O Início
- Marina Duque
- 20 de ago. de 2018
- 3 min de leitura
Atualizado: 23 de ago. de 2018
Tenho uma amiga, dois anos mais velha do que eu, que me dizia muitas vezes "depois dos 30 a tua vida muda; a forma como tu olhas para ti e para o mundo muda". Apesar de eu até ser uma miúda espertinha, confesso que na altura não fazia a mais pálida ideia do que ela queria dizer com aquilo, nem conseguia perceber o que é que fazer trinta anos tinha de tão transformador. Foi preciso esperar quase até aos 31 para descobrir.
Durante muito tempo eu acreditava que era possível planear a minha vida toda até à reforma. Embora não tenha tido um percurso de vida muito típico, passei todos os meus vinte anos a tentar concretizar um plano muito cuidadoso que me permitiria viver o resto da vida em paz, sem sobressaltos e em consonância com tudo o que era esperado de mim. Contudo, de tempos a tempos, era confrontada com as voltas da vida e lá ia eu dar mais uma voltinha no carrossel. Quando pensava "ah, agora é que é" era exactamente o momento em que deixava de ser e isto afligia-me de morte. Para uma pessoa tão cuidadosa, tão empenhada nos seus objectivos e tão ponderadinha, porque raio é que não havia meio de a coisa engrenar?!

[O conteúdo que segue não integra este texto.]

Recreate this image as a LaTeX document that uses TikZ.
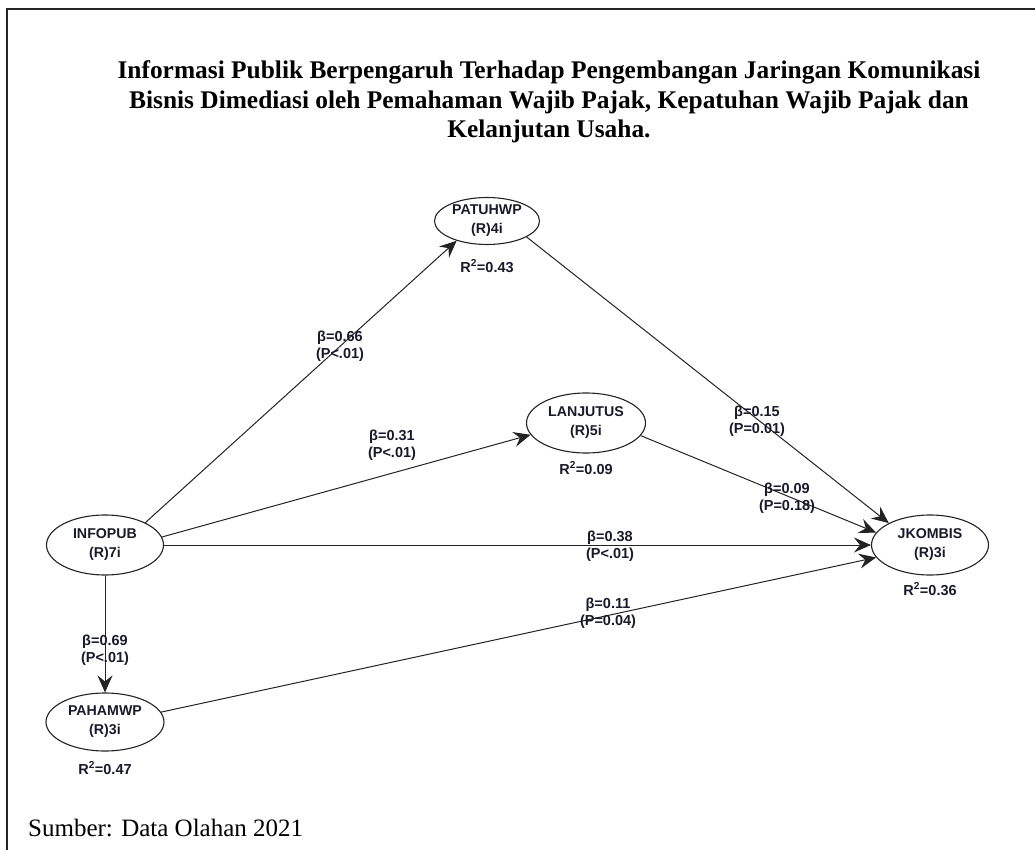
\documentclass[tikz,border=0pt]{standalone}
\usepackage{fontspec}
\setmainfont{Liberation Serif}
\newfontfamily\lblfont{Liberation Sans}
\usetikzlibrary{arrows.meta,shapes.geometric}
\definecolor{ink}{RGB}{25,25,45}
\definecolor{edgecol}{RGB}{35,35,35}
\begin{document}
\begin{tikzpicture}[x=1pt,y=-1pt,
  latent/.style={ellipse, draw=edgecol, line width=1.1pt, inner sep=0pt, align=center,
    text=ink, font=\lblfont\bfseries\fontsize{14.2}{19}\selectfont},
  pathline/.style={draw=edgecol, line width=1pt, -{Stealth[length=17pt,width=15pt,inset=6pt]}},
  coef/.style={align=center, text=ink, inner sep=0pt,
    font=\lblfont\bfseries\fontsize{14.5}{17}\selectfont},
  rsq/.style={text=ink, inner sep=0pt, font=\lblfont\bfseries\fontsize{14.5}{16}\selectfont},
  frameline/.style={draw=black!85, line width=1.6pt}
]
\useasboundingbox (0,0) rectangle (1035,850);

% page frame
\draw[frameline] (7,850) -- (7,9) -- (1035,9);

% title
\node[align=center, font=\bfseries\fontsize{25.4}{29.5}\selectfont] (title) at (549,102)
  {Informasi Publik Berpengaruh Terhadap Pengembangan Jaringan Komunikasi\\
   Bisnis Dimediasi oleh Pemahaman Wajib Pajak, Kepatuhan Wajib Pajak dan\\
   Kelanjutan Usaha.};

% latent variables
\node[latent, minimum width=105pt, minimum height=47pt] (patuh) at (487,221) {PATUHWP\\(R)4i};
\node[latent, minimum width=119pt, minimum height=60pt] (lanjut) at (586,423) {LANJUTUS\\(R)5i};
\node[latent, minimum width=117pt, minimum height=60pt] (info) at (105,545) {INFOPUB\\(R)7i};
\node[latent, minimum width=117pt, minimum height=60pt] (jkom) at (930,545) {JKOMBIS\\(R)3i};
\node[latent, minimum width=118pt, minimum height=58pt] (paham) at (105,722) {PAHAMWP\\(R)3i};

% explained variance
\node[rsq] (r2patuh) at (487,266) {R\textsuperscript{2}=0.43};
\node[rsq] (r2lanjut) at (586,468) {R\textsuperscript{2}=0.09};
\node[rsq] (r2jkom) at (930,589) {R\textsuperscript{2}=0.36};
\node[rsq] (r2paham) at (105,768) {R\textsuperscript{2}=0.47};

% structural paths
\draw[pathline] (info.29) -- (patuh.213);
\draw[pathline] (info.8) -- (lanjut.192);
\draw[pathline] (info) -- (jkom);
\draw[pathline] (info) -- (paham);
\draw[pathline] (paham.10) -- (jkom.193);
\draw[pathline] (patuh.-22) -- (jkom.152);
\draw[pathline] (lanjut.-13) -- (jkom.167);

% path coefficients
\node[coef] (c1) at (340,346) {β=0.66\\(P<.01)};
\node[coef] (c2) at (392,445) {β=0.31\\(P<.01)};
\node[coef] (c3) at (610,546) {β=0.38\\(P<.01)};
\node[coef] (c4) at (105,650) {β=0.69\\(P<.01)};
\node[coef] (c5) at (608,613) {β=0.11\\(P=0.04)};
\node[coef] (c6) at (757,421) {β=0.15\\(P=0.01)};
\node[coef] (c7) at (787,498) {β=0.09\\(P=0.18)};

% source note
\node[anchor=base west, font=\fontsize{25}{30}\selectfont, inner sep=0pt] (src) at (28,836) {Sumber: Data Olahan 2021};
\end{tikzpicture}
\end{document}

Perto dos 31 percebi que de facto alguma coisa em mim começava a mudar. A vida continuava a dar cambalhotas e saltos mortais, mas de repente, aquilo que os outros pensavam ou esperavam de mim já não importava tanto. Eu sentia que, apesar de andar às avessas com a vida, sempre a ter que me adaptar a novas situações e em constante reinvenção pessoal, havia uma solidez interna que começava a ganhar forma. Havia um grau de confiança e de segurança em muito daquilo que eu era que se começava a manifestar. Não posso dizer que isto era plenamente visível para o mundo, mas dentro de mim, era uma coisa que se ia esculpindo e ganhando uma forma bonita. A rede de amizades diminuiu, refinou-se. Comecei a escolher melhor as minhas batalhas e a proteger muito melhor a energia que gastava com elas. Comecei a dar mais atenção aos sinais do meu corpo e a escutar mais aquela vozinha interior que sempre me acompanhou e abençoou. Comecei a investir mais naquilo que me enchia a alma e o coração e comecei a valorizar muito mais aquilo que eu sentia que era certo para o meu caminho e para o meu propósito em cada momento. Aprendi a respeitar mais os meus tempos internos e a agir de acordo com o que eles me iam exigindo. A vida foi-se tornando mais leve, os sonhos ganharam outra forma, o Ser foi-se sobrepondo ao Parecer e a exigência de cumprir um plano que pertencia muito mais ao mundo do que a mim foi-se desvanecendo. De repente, parecia-me muito melhor ter a liberdade de Ser em cada momento, do que corresponder a uma pesada carga que me era imposta pelo expectável... para a vida toda.
Foi assim, através deste despertar para tudo o que me traz alegria e paz ao espírito, que percebi que uma das coisas que mais amo fazer é comunicar. Nunca tinha dado grande atenção a isso porque é daquelas coisas que faz parte de mim de uma forma tão natural, que nunca tinha percebido que estava cá. Ainda assim, comunicar é algo que eu fazia com muito cuidado e com uma exposição muito moderada, porque morria de medo do que é que os outros podiam pensar, ou de como poderiam interpretar aquilo que eu expusesse ao mundo. Desde muito nova que mantenho o hábito de escrever (agora chama-se journaling, no meu tempo chamavam-se diários e traziam um cadeado e uma chavinha que não valia um chavo), mas sempre de uma forma muito privada e pessoal. Aos 32 anos, senti que tinha chegado a hora de (mais uma vez) abandonar a minha zona de conforto e começar a escrever com algum propósito, mesmo que esse propósito seja simplesmente aliviar os silêncios, fazer uma coisa que me trás alegria (é tão válido quanto a jardinagem) e despejar para algum lado tudo aquilo que eu acho interessante poder partilhar com alguém. Ás vezes é assim, o desafio tem de partir de nós próprios e este foi o novo desafio a que me propus.
Trinta Sentidos tem a ver com trinta anos de muitos sentidos que se vão reescrevendo, reinventando, redescobrindo e recriando. Tem a ver com as coisas da vida, do mais profundo ao mais banal. Tem a ver com o dia-a-dia, com os pormenores, com os apontamentos, com os sonhos, com os significados, com o amor, com os medos e com tudo aquilo que enche o coração e a alma. Em suma, tem a ver com aquela parte de mim que eu quero repartir com vocês.